● Work required: An exact copy of all the data is required, with pictures left out.

● Data section:
####################

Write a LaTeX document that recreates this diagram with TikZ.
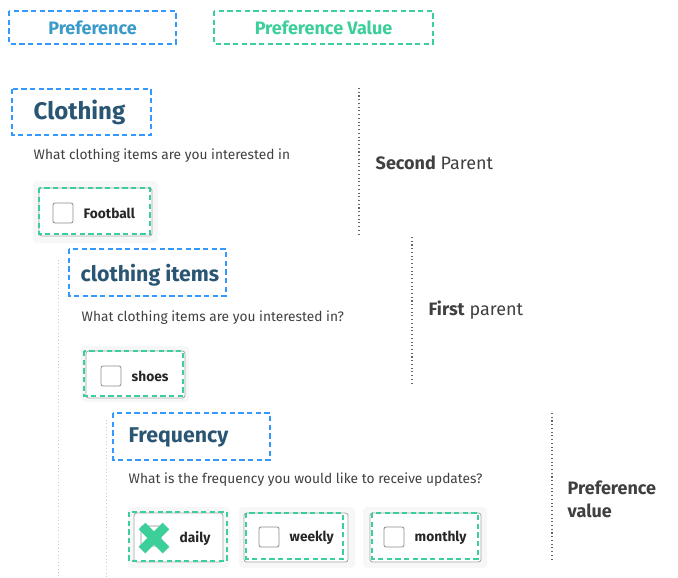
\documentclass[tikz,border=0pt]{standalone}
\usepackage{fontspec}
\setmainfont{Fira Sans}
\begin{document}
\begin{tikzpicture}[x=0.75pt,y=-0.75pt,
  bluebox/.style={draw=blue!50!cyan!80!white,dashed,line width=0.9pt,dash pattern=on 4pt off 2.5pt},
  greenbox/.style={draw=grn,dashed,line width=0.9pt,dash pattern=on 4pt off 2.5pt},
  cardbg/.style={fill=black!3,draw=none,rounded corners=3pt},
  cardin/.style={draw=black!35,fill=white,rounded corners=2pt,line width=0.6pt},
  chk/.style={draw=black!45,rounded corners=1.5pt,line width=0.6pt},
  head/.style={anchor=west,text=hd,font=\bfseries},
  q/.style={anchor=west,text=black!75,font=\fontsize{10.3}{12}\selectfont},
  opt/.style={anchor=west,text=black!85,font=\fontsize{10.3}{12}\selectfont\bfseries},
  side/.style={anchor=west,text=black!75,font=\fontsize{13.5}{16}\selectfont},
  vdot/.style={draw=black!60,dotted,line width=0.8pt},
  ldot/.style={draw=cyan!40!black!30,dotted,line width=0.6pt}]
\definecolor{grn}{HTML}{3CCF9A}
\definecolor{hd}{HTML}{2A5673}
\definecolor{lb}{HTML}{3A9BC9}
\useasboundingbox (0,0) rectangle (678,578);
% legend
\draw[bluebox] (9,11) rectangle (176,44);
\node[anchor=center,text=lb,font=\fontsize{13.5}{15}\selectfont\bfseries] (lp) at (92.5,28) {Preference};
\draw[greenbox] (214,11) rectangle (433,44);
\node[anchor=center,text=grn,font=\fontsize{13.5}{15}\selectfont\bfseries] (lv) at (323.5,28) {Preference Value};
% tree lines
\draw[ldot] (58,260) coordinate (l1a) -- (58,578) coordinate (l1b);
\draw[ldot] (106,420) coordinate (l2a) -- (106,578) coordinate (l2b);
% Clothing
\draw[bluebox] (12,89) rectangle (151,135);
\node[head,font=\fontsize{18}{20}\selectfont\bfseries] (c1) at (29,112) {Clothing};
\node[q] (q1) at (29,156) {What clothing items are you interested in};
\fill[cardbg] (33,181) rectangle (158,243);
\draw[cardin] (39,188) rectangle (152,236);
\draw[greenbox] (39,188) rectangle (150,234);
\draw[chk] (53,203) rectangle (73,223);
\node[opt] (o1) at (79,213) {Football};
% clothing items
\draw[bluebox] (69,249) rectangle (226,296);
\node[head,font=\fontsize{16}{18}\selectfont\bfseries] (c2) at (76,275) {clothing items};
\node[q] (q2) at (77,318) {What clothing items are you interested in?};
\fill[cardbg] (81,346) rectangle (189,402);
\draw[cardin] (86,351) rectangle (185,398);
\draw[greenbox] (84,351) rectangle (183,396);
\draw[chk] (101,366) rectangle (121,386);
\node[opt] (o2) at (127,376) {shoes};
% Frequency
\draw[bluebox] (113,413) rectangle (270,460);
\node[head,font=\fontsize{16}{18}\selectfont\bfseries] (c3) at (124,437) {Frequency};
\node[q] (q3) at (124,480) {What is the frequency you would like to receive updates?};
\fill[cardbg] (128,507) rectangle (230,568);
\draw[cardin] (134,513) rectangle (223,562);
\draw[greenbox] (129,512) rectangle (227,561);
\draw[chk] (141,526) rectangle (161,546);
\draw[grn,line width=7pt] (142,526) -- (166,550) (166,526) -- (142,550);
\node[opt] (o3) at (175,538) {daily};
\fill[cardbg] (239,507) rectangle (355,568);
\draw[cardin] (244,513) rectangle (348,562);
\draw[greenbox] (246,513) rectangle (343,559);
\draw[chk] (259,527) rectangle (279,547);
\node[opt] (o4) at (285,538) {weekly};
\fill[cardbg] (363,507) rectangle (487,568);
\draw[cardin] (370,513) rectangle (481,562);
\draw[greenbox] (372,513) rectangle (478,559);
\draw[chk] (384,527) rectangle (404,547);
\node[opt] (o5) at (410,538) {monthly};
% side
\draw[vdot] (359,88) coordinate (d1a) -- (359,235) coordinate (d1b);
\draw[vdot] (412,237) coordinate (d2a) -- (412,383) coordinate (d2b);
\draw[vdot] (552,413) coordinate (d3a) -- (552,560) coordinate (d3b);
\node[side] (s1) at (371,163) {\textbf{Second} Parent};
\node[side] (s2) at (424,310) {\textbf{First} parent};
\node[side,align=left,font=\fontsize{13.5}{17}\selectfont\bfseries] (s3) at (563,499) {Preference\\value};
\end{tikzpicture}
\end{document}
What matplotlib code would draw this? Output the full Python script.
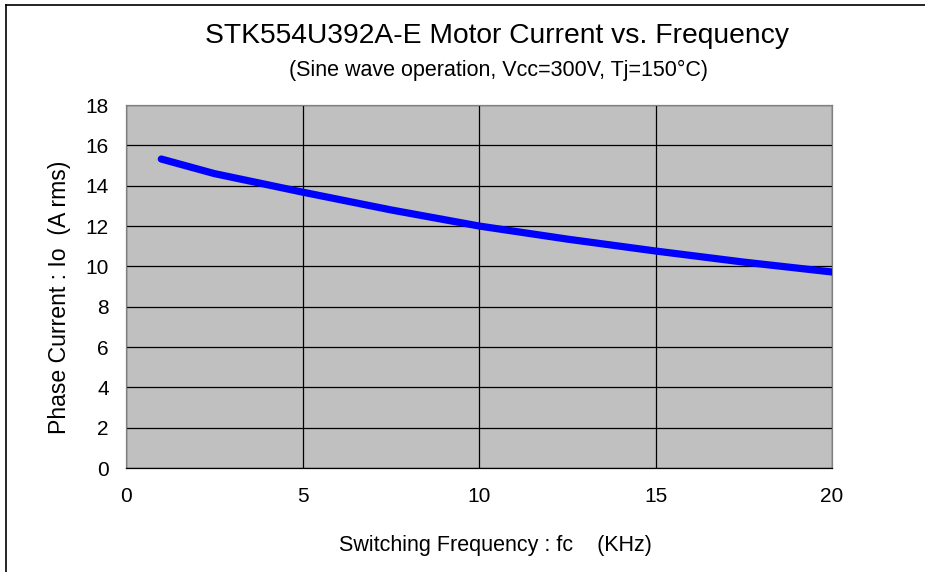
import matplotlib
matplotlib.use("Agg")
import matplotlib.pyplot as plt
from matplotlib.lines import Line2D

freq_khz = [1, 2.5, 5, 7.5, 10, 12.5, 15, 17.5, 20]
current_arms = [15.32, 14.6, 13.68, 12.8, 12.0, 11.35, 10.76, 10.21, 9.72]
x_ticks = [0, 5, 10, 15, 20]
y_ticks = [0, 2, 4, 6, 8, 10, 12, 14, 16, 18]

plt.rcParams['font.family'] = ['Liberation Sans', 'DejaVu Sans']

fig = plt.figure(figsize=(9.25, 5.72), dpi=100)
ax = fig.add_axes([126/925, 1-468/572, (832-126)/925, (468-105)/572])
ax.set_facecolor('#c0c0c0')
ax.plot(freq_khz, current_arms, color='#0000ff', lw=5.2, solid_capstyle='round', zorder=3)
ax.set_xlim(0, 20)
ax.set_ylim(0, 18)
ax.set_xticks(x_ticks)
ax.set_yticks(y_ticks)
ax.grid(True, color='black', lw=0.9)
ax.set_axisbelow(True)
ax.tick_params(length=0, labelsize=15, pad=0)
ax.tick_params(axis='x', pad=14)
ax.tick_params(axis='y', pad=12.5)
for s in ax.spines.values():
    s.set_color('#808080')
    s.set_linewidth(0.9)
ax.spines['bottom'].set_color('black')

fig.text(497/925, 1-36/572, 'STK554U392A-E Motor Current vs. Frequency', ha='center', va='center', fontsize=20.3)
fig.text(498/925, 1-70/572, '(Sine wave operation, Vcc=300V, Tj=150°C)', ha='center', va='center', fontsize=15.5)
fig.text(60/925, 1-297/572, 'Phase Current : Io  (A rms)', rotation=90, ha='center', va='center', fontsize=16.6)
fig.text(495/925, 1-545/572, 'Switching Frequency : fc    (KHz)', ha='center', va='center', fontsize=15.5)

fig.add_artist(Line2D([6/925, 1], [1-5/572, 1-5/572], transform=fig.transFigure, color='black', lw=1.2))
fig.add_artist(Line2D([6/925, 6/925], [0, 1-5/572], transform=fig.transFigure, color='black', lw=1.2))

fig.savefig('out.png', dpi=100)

####################

● Output for this task:
Write a LaTeX document that recreates this diagram with TikZ.
\documentclass[tikz,border=0pt]{standalone}
\usepackage{fontspec}
\setmainfont{Fira Sans}
\begin{document}
\begin{tikzpicture}[x=0.75pt,y=-0.75pt,
  bluebox/.style={draw=blue!50!cyan!80!white,dashed,line width=0.9pt,dash pattern=on 4pt off 2.5pt},
  greenbox/.style={draw=grn,dashed,line width=0.9pt,dash pattern=on 4pt off 2.5pt},
  cardbg/.style={fill=black!3,draw=none,rounded corners=3pt},
  cardin/.style={draw=black!35,fill=white,rounded corners=2pt,line width=0.6pt},
  chk/.style={draw=black!45,rounded corners=1.5pt,line width=0.6pt},
  head/.style={anchor=west,text=hd,font=\bfseries},
  q/.style={anchor=west,text=black!75,font=\fontsize{10.3}{12}\selectfont},
  opt/.style={anchor=west,text=black!85,font=\fontsize{10.3}{12}\selectfont\bfseries},
  side/.style={anchor=west,text=black!75,font=\fontsize{13.5}{16}\selectfont},
  vdot/.style={draw=black!60,dotted,line width=0.8pt},
  ldot/.style={draw=cyan!40!black!30,dotted,line width=0.6pt}]
\definecolor{grn}{HTML}{3CCF9A}
\definecolor{hd}{HTML}{2A5673}
\definecolor{lb}{HTML}{3A9BC9}
\useasboundingbox (0,0) rectangle (678,578);
% legend
\draw[bluebox] (9,11) rectangle (176,44);
\node[anchor=center,text=lb,font=\fontsize{13.5}{15}\selectfont\bfseries] (lp) at (92.5,28) {Preference};
\draw[greenbox] (214,11) rectangle (433,44);
\node[anchor=center,text=grn,font=\fontsize{13.5}{15}\selectfont\bfseries] (lv) at (323.5,28) {Preference Value};
% tree lines
\draw[ldot] (58,260) coordinate (l1a) -- (58,578) coordinate (l1b);
\draw[ldot] (106,420) coordinate (l2a) -- (106,578) coordinate (l2b);
% Clothing
\draw[bluebox] (12,89) rectangle (151,135);
\node[head,font=\fontsize{18}{20}\selectfont\bfseries] (c1) at (29,112) {Clothing};
\node[q] (q1) at (29,156) {What clothing items are you interested in};
\fill[cardbg] (33,181) rectangle (158,243);
\draw[cardin] (39,188) rectangle (152,236);
\draw[greenbox] (39,188) rectangle (150,234);
\draw[chk] (53,203) rectangle (73,223);
\node[opt] (o1) at (79,213) {Football};
% clothing items
\draw[bluebox] (69,249) rectangle (226,296);
\node[head,font=\fontsize{16}{18}\selectfont\bfseries] (c2) at (76,275) {clothing items};
\node[q] (q2) at (77,318) {What clothing items are you interested in?};
\fill[cardbg] (81,346) rectangle (189,402);
\draw[cardin] (86,351) rectangle (185,398);
\draw[greenbox] (84,351) rectangle (183,396);
\draw[chk] (101,366) rectangle (121,386);
\node[opt] (o2) at (127,376) {shoes};
% Frequency
\draw[bluebox] (113,413) rectangle (270,460);
\node[head,font=\fontsize{16}{18}\selectfont\bfseries] (c3) at (124,437) {Frequency};
\node[q] (q3) at (124,480) {What is the frequency you would like to receive updates?};
\fill[cardbg] (128,507) rectangle (230,568);
\draw[cardin] (134,513) rectangle (223,562);
\draw[greenbox] (129,512) rectangle (227,561);
\draw[chk] (141,526) rectangle (161,546);
\draw[grn,line width=7pt] (142,526) -- (166,550) (166,526) -- (142,550);
\node[opt] (o3) at (175,538) {daily};
\fill[cardbg] (239,507) rectangle (355,568);
\draw[cardin] (244,513) rectangle (348,562);
\draw[greenbox] (246,513) rectangle (343,559);
\draw[chk] (259,527) rectangle (279,547);
\node[opt] (o4) at (285,538) {weekly};
\fill[cardbg] (363,507) rectangle (487,568);
\draw[cardin] (370,513) rectangle (481,562);
\draw[greenbox] (372,513) rectangle (478,559);
\draw[chk] (384,527) rectangle (404,547);
\node[opt] (o5) at (410,538) {monthly};
% side
\draw[vdot] (359,88) coordinate (d1a) -- (359,235) coordinate (d1b);
\draw[vdot] (412,237) coordinate (d2a) -- (412,383) coordinate (d2b);
\draw[vdot] (552,413) coordinate (d3a) -- (552,560) coordinate (d3b);
\node[side] (s1) at (371,163) {\textbf{Second} Parent};
\node[side] (s2) at (424,310) {\textbf{First} parent};
\node[side,align=left,font=\fontsize{13.5}{17}\selectfont\bfseries] (s3) at (563,499) {Preference\\value};
\end{tikzpicture}
\end{document}
What matplotlib code would draw this? Output the full Python script.
import matplotlib
matplotlib.use("Agg")
import matplotlib.pyplot as plt
from matplotlib.lines import Line2D

freq_khz = [1, 2.5, 5, 7.5, 10, 12.5, 15, 17.5, 20]
current_arms = [15.32, 14.6, 13.68, 12.8, 12.0, 11.35, 10.76, 10.21, 9.72]
x_ticks = [0, 5, 10, 15, 20]
y_ticks = [0, 2, 4, 6, 8, 10, 12, 14, 16, 18]

plt.rcParams['font.family'] = ['Liberation Sans', 'DejaVu Sans']

fig = plt.figure(figsize=(9.25, 5.72), dpi=100)
ax = fig.add_axes([126/925, 1-468/572, (832-126)/925, (468-105)/572])
ax.set_facecolor('#c0c0c0')
ax.plot(freq_khz, current_arms, color='#0000ff', lw=5.2, solid_capstyle='round', zorder=3)
ax.set_xlim(0, 20)
ax.set_ylim(0, 18)
ax.set_xticks(x_ticks)
ax.set_yticks(y_ticks)
ax.grid(True, color='black', lw=0.9)
ax.set_axisbelow(True)
ax.tick_params(length=0, labelsize=15, pad=0)
ax.tick_params(axis='x', pad=14)
ax.tick_params(axis='y', pad=12.5)
for s in ax.spines.values():
    s.set_color('#808080')
    s.set_linewidth(0.9)
ax.spines['bottom'].set_color('black')

fig.text(497/925, 1-36/572, 'STK554U392A-E Motor Current vs. Frequency', ha='center', va='center', fontsize=20.3)
fig.text(498/925, 1-70/572, '(Sine wave operation, Vcc=300V, Tj=150°C)', ha='center', va='center', fontsize=15.5)
fig.text(60/925, 1-297/572, 'Phase Current : Io  (A rms)', rotation=90, ha='center', va='center', fontsize=16.6)
fig.text(495/925, 1-545/572, 'Switching Frequency : fc    (KHz)', ha='center', va='center', fontsize=15.5)

fig.add_artist(Line2D([6/925, 1], [1-5/572, 1-5/572], transform=fig.transFigure, color='black', lw=1.2))
fig.add_artist(Line2D([6/925, 6/925], [0, 1-5/572], transform=fig.transFigure, color='black', lw=1.2))

fig.savefig('out.png', dpi=100)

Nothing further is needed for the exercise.